Abstract

Abstract While contemporary technological disruption is increasingly conceptualized in terms of the logic and paradoxes of the digital platform economy, discussions of FinTech have only engaged to a limited extent with these debates—particularly from an economic geographic standpoint. This chapter fills this gap by extending the Global Financial Network (GFN) framework to problematize the organizational and geographic logic of the digital platform economy in finance, and applying it to examine the impact of the digital platform model on asset management. It shows that asset management is being profoundly disrupted by what we dub digital asset management platforms—or DAMPs—which encompass services including index fund and ETF provision, robo-advising, and analytics and trading support. Like other digital platforms, DAMPs do not so much leverage technology to enhance their competitiveness within markets, as to radically restructure the market itself.
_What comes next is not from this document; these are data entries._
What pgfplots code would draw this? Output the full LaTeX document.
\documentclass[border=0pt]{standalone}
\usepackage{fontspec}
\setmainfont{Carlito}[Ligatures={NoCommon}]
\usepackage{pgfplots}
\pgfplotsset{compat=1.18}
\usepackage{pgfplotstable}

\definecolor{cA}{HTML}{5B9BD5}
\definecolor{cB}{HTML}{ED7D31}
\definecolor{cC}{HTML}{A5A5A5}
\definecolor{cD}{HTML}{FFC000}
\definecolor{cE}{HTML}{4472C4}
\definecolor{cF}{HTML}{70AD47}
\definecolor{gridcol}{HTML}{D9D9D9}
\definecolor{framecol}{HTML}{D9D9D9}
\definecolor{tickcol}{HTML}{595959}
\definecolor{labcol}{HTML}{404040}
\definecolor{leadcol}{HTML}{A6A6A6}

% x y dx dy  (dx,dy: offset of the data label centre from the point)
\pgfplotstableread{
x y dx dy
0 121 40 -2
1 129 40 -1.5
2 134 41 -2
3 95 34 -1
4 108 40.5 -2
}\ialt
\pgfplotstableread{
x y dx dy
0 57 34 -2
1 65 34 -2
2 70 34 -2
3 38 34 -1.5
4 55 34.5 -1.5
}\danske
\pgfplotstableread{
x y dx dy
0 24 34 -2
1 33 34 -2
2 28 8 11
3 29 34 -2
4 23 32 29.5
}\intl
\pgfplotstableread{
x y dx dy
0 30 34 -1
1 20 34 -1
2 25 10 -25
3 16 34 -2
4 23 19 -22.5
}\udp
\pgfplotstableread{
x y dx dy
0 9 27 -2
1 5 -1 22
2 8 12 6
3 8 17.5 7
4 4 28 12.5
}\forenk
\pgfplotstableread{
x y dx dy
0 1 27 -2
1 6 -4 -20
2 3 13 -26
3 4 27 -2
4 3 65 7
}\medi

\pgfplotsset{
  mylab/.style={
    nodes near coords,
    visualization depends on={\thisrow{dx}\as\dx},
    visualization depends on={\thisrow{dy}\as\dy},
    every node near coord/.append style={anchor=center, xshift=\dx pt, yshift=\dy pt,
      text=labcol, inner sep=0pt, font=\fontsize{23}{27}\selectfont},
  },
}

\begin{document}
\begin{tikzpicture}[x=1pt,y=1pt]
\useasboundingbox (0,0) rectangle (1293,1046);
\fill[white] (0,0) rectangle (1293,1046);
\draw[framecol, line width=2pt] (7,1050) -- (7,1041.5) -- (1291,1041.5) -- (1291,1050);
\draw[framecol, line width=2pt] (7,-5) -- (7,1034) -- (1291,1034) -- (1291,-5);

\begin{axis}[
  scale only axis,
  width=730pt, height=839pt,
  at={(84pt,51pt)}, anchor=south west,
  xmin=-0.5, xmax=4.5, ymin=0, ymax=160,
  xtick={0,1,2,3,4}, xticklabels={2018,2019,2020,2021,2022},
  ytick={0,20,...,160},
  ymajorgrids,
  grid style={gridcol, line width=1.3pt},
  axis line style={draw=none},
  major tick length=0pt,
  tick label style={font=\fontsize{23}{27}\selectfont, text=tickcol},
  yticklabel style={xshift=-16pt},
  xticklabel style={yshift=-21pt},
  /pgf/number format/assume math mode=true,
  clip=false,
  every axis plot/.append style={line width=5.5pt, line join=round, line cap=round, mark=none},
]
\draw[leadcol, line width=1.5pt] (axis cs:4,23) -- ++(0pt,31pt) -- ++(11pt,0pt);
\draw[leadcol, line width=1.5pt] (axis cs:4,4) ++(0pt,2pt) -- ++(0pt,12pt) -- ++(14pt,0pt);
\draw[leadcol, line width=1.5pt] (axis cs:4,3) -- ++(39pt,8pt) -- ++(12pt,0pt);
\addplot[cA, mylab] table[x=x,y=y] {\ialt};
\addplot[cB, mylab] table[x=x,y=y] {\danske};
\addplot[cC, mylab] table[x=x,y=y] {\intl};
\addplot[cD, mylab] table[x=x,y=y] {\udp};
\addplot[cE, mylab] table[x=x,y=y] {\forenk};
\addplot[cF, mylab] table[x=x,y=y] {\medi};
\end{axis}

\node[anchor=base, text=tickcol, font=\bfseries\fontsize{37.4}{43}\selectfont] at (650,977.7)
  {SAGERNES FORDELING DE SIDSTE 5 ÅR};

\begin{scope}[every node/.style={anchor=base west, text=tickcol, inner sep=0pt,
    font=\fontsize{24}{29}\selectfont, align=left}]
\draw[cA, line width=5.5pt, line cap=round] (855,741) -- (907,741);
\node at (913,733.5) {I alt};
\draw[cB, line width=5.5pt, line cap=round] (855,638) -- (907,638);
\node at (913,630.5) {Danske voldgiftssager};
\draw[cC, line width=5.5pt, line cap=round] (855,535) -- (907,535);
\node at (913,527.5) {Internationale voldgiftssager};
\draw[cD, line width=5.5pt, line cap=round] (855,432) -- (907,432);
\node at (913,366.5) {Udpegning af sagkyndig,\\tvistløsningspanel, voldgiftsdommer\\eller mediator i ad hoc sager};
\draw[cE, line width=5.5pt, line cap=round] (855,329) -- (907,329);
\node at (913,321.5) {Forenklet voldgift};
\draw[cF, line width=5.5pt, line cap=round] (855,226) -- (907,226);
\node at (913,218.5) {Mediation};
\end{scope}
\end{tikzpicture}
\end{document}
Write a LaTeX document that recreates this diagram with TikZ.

Also, like other platforms, their rise has produced a winner-take-all paradox of centralization through democratization that defies predictions of technology-enabled industry decentralization. However, the logic and implications of the rise of DAMPs diverges, in other respects, from nonfinancial digital platforms, as finance has long possessed an informational intensity and regulatory and organizational fluidity characteristic of the digital platform economy. Consequently, the digital platform model has mostly developed endogenously in asset management through incremental innovation by major financial firms—in a process that has reinforced the position of leading incumbent asset management centers, and above all New York—rather than being introduced from the outside by upstart technology firms and clusters.